5.       Monitoring innate things like water supply pipelines.
In India where water is so scarce, DLF use big data to predict problems and aid with maintenance and avoidance. This is big data and machine learning working well to do something useful and valuable.

There are many opportunities to use data analysis to improve the value we provide to  our customer, monetise that value effectively and hang on to some of it. Most of these opportunities can be grasped with fairly basic equipment and tools and very little of it needs to involve huge data volumes or very pricey infrastructure. There are also opportunities to really add to our knowledge by allowing ML algorithms to adapt different viewpoints we would not even think of and highlight different opportunities for us to pursue and take advantage of. Just follow the basic steps outlined above and you will save a great deal of wasted effort and come away with what you had hoped for or even better.

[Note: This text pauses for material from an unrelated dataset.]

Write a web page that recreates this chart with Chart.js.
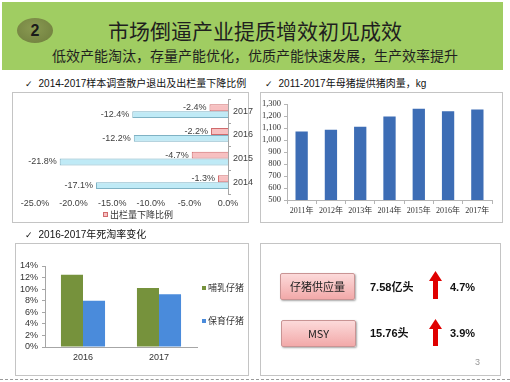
<!DOCTYPE html>
<html>
<head>
<meta charset="utf-8">
<script src="https://cdn.jsdelivr.net/npm/chart.js@4.4.1/dist/chart.umd.min.js"></script>
<style>
  body { margin: 0; width: 510px; height: 382px; background: #fff; position: relative; overflow: hidden;
         font-family: "Liberation Sans", Arial, "Noto Sans CJK SC", sans-serif; color: #222; }
  .abs { position: absolute; }
  .band { left: 2px; top: 2px; width: 501px; height: 68px; background: #a0cd62; }
  .badge { left: 17px; top: 18px; width: 36px; height: 25px; border-radius: 50%;
           background: radial-gradient(ellipse at 45% 40%, #8a9a52, #6d7c3c); 
           font: bold 16px "Liberation Sans", Arial, sans-serif; color: #1a1a1a; text-align: center; line-height: 25px; }
  .title { left: 0; width: 510px; top: 17px; text-align: center; font: 21px "Noto Sans CJK SC", sans-serif; color: #1f1f1f; line-height: 26px; }
  .subtitle { left: 0; width: 510px; top: 46px; text-align: center; font: 14px "Noto Sans CJK SC", sans-serif; color: #1f1f1f; line-height: 18px; }
  .ctitle { font: 10px "Liberation Sans", Arial, "Noto Sans CJK SC", sans-serif; color: #111; line-height: 14px; white-space: nowrap; }
  .ctitle span { font-family: "DejaVu Sans", sans-serif; font-size: 9px; margin-right: 6px; }
  .frame { border: 1px solid #c4c4c4; box-sizing: border-box; }
  .leg { font: 9px "Liberation Sans", Arial, "Noto Sans CJK SC", sans-serif; color: #333; line-height: 12px; white-space: nowrap; }
  .sq { display: inline-block; width: 4px; height: 4px; margin-right: 2px; vertical-align: 1px; }
  .btn { width: 75px; height: 27px; box-sizing: border-box; border: 1px solid #c99494; border-radius: 2px;
         background: linear-gradient(#fcdada, #f2a9a9); box-shadow: 1px 1px 2px rgba(0,0,0,.35);
         font: 11px "Noto Sans CJK SC", sans-serif; text-align: center; line-height: 25px; color: #222; }
  .kv { font: bold 11px "Liberation Sans", Arial, "Noto Sans CJK SC", sans-serif; color: #111; line-height: 14px; white-space: nowrap; }
  canvas { position: absolute; }
</style>
</head>
<body>
<div class="abs band"></div>
<div class="abs badge">2</div>
<div class="abs title">市场倒逼产业提质增效初见成效</div>
<div class="abs subtitle">低效产能淘汰，存量产能优化，优质产能快速发展，生产效率提升</div>

<div class="abs ctitle" style="left:25px;top:77px;"><span>✓</span>2014-2017样本调查散户退出及出栏量下降比例</div>
<div class="abs frame" style="left:12px;top:92px;width:237px;height:131px;"></div>
<canvas id="dropChart" style="left:12px;top:92px;"></canvas>
<div class="abs leg" style="left:103px;top:209px;"><span class="sq" style="width:5px;height:5px;background:#f7c0c1;border:1px solid #d06a6c;box-sizing:border-box;"></span>出栏量下降比例</div>

<div class="abs ctitle" style="left:265px;top:77px;"><span>✓</span>2011-2017年母猪提供猪肉量，kg</div>
<div class="abs frame" style="left:260px;top:92px;width:243px;height:131px;"></div>
<canvas id="porkChart" style="left:258px;top:92px;"></canvas>

<div class="abs ctitle" style="left:25px;top:228px;"><span>✓</span>2016-2017年死淘率变化</div>
<div class="abs frame" style="left:15px;top:243px;width:234px;height:133px;"></div>
<canvas id="mortChart" style="left:15px;top:243px;"></canvas>
<div class="abs leg" id="mortLegend" style="left:202px;top:282px;"></div>

<div class="abs frame" style="left:260px;top:243px;width:241px;height:133px;"></div>
<div class="abs btn" style="left:280px;top:273px;">仔猪供应量</div>
<div class="abs btn" style="left:281px;top:320px;">MSY</div>
<div class="abs kv" style="left:370px;top:280px;">7.58亿头</div>
<div class="abs kv" style="left:370px;top:326px;">15.76头</div>
<div class="abs kv" style="left:450px;top:280px;">4.7%</div>
<div class="abs kv" style="left:450px;top:326px;">3.9%</div>
<svg class="abs" style="left:429px;top:271px;" width="13" height="28"><polygon points="6.5,0 13,10 9,10 9,28 4,28 4,10 0,10" fill="#e00000"/></svg>
<svg class="abs" style="left:429px;top:319px;" width="13" height="27"><polygon points="6.5,0 13,10 9,10 9,27 4,27 4,10 0,10" fill="#e00000"/></svg>
<div class="abs" style="left:475px;top:357px;font:9px 'Liberation Sans',Arial,sans-serif;color:#999;">3</div>
<div class="abs" style="left:0;top:379px;width:510px;border-top:1px dashed #9a9a9a;"></div>

<script>
// 散户退出 / 出栏量下降比例 (%)
const dropYears = ['2017', '2016', '2015', '2014'];
const outputDrop = [-2.4, -2.2, -4.7, -1.3];
const farmerExit = [-12.4, -12.2, -21.8, -17.1];

// 母猪提供猪肉量 kg
const porkYears = ['2011年', '2012年', '2013年', '2014年', '2015年', '2016年', '2017年'];
const porkPerSow = [1070, 1085, 1110, 1195, 1260, 1240, 1255];

// 死淘率 (%)
const mortYears = ['2016', '2017'];
const sucklingMort = [12.5, 10.2];
const nurseryMort = [8.0, 9.1];
const mortNames = ['哺乳仔猪', '保育仔猪'];
const mortColors = ['#76923c', '#4a8bdb'];

const sans = '"Liberation Sans", Arial, "Noto Sans CJK SC", sans-serif';
const serif = '"Liberation Serif", "Times New Roman", "Noto Sans CJK SC", serif';

function setSize(id, w, h) {
    const c = document.getElementById(id);
    c.width = w; c.height = h;
    c.style.width = w + 'px'; c.style.height = h + 'px';
    return c.getContext('2d');
}

// value labels left of the bar end
const barLabels = {
    id: 'barLabels',
    afterDatasetsDraw(chart) {
        const ctx = chart.ctx;
        ctx.save();
        ctx.font = '9px ' + sans;
        ctx.fillStyle = '#404040';
        ctx.textAlign = 'right';
        ctx.textBaseline = 'middle';
        chart.data.datasets.forEach((ds, i) => {
            chart.getDatasetMeta(i).data.forEach((bar, j) => {
                ctx.fillText(ds.data[j].toFixed(1) + '%', bar.x - 3, bar.y);
            });
        });
        ctx.restore();
    }
};

new Chart(setSize('dropChart', 246, 130), {
    type: 'bar',
    data: {
        labels: dropYears,
        datasets: [{
            label: '出栏量下降比例',
            data: outputDrop,
            backgroundColor: '#f7c0c1',
            borderColor: '#d06a6c',
            borderWidth: 1
        }, {
            label: '散户退出比例',
            data: farmerExit,
            backgroundColor: '#bfeaf6',
            borderColor: '#7fb2c4',
            borderWidth: 1
        }]
    },
    options: {
        indexAxis: 'y',
        responsive: false,
        animation: false,
        layout: { padding: { left: 23, top: 0, right: 0, bottom: 0 } },
        plugins: { legend: { display: false }, tooltip: { enabled: false } },
        datasets: { bar: { categoryPercentage: 0.58, barPercentage: 1 } },
        scales: {
            x: {
                min: -25, max: 0,
                ticks: { stepSize: 5, padding: 4, color: '#404040', font: { size: 9, family: sans },
                         maxRotation: 0, minRotation: 0, autoSkip: false,
                         callback: v => v.toFixed(1) + '%' },
                grid: { display: false, drawTicks: false, tickLength: 0 },
                border: { display: false },
                afterFit: s => { s.height = 28; }
            },
            y: {
                position: 'right',
                ticks: { padding: 2, color: '#404040', font: { size: 9, family: sans } },
                grid: { offset: true, drawOnChartArea: false, tickLength: 3, color: '#a6a6a6' },
                border: { color: '#a6a6a6' },
                afterFit: s => { s.width = 30; }
            }
        }
    },
    plugins: [barLabels]
});

new Chart(setSize('porkChart', 244, 130), {
    type: 'bar',
    data: {
        labels: porkYears,
        datasets: [{ data: porkPerSow, backgroundColor: '#3d6db5' }]
    },
    options: {
        responsive: false,
        animation: false,
        layout: { padding: { left: 0, top: 12, right: 10, bottom: 0 } },
        plugins: { legend: { display: false }, tooltip: { enabled: false } },
        datasets: { bar: { categoryPercentage: 0.84, barPercentage: 0.5 } },
        scales: {
            x: {
                ticks: { padding: 2, color: '#333', font: { size: 8, family: serif },
                         maxRotation: 0, minRotation: 0, autoSkip: false },
                grid: { offset: true, drawOnChartArea: false, tickLength: 4, color: '#b5b5b5' },
                border: { color: '#b5b5b5' },
                afterFit: s => { s.height = 22; }
            },
            y: {
                min: 500, max: 1300,
                ticks: { stepSize: 100, padding: 3, color: '#333', font: { size: 8.5, family: serif },
                         autoSkip: false, callback: v => v.toLocaleString('en-US') },
                grid: { drawOnChartArea: false, tickLength: 3, color: '#b5b5b5' },
                border: { color: '#b5b5b5' },
                afterFit: s => { s.width = 29; }
            }
        }
    }
});

new Chart(setSize('mortChart', 190, 132), {
    type: 'bar',
    data: {
        labels: mortYears,
        datasets: [
            { label: mortNames[0], data: sucklingMort, backgroundColor: mortColors[0] },
            { label: mortNames[1], data: nurseryMort, backgroundColor: mortColors[1] }
        ]
    },
    options: {
        responsive: false,
        animation: false,
        layout: { padding: { left: 0, top: 23, right: 8, bottom: 0 } },
        plugins: { legend: { display: false }, tooltip: { enabled: false } },
        datasets: { bar: { categoryPercentage: 0.58, barPercentage: 1 } },
        scales: {
            x: {
                ticks: { padding: 5, color: '#333', font: { size: 9, family: sans }, maxRotation: 0 },
                grid: { display: false, drawTicks: false, tickLength: 0 },
                border: { color: '#a6a6a6' },
                afterFit: s => { s.height = 28; }
            },
            y: {
                min: 0, max: 14,
                ticks: { stepSize: 2, padding: 4, color: '#333', font: { size: 9, family: sans },
                         autoSkip: false, callback: v => v + '%' },
                grid: { drawOnChartArea: false, tickLength: 3, color: '#a6a6a6' },
                border: { color: '#a6a6a6' },
                afterFit: s => { s.width = 30; }
            }
        }
    }
});

// legend for the mortality chart, stacked on the right
const legendBox = document.getElementById('mortLegend');
mortNames.forEach((name, i) => {
    const row = document.createElement('div');
    row.style.marginBottom = i === 0 ? '21px' : '0';
    row.innerHTML = '<span class="sq" style="background:' + mortColors[i] + '"></span>' + name;
    legendBox.appendChild(row);
});
</script>
</body>
</html>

The difference between wasting a great deal of time and money on nothing and building a route to insight and improvement for your business lies in following a few simple processes and breaking your journey into achievable steps, even when the early steps might be described as “Where are we?”, and “Why are we doing this?”.

The things to avoid are hype, “Suck it and see” mentality, disrespect for data quality, confusing Systems integration with Big data/Data analysis, sitting on the fence too long, trying to do it all yourself, handing it all to a technical supplier, talking sexy technical terms instead of business outcomes, listening to the guy who is good with computers.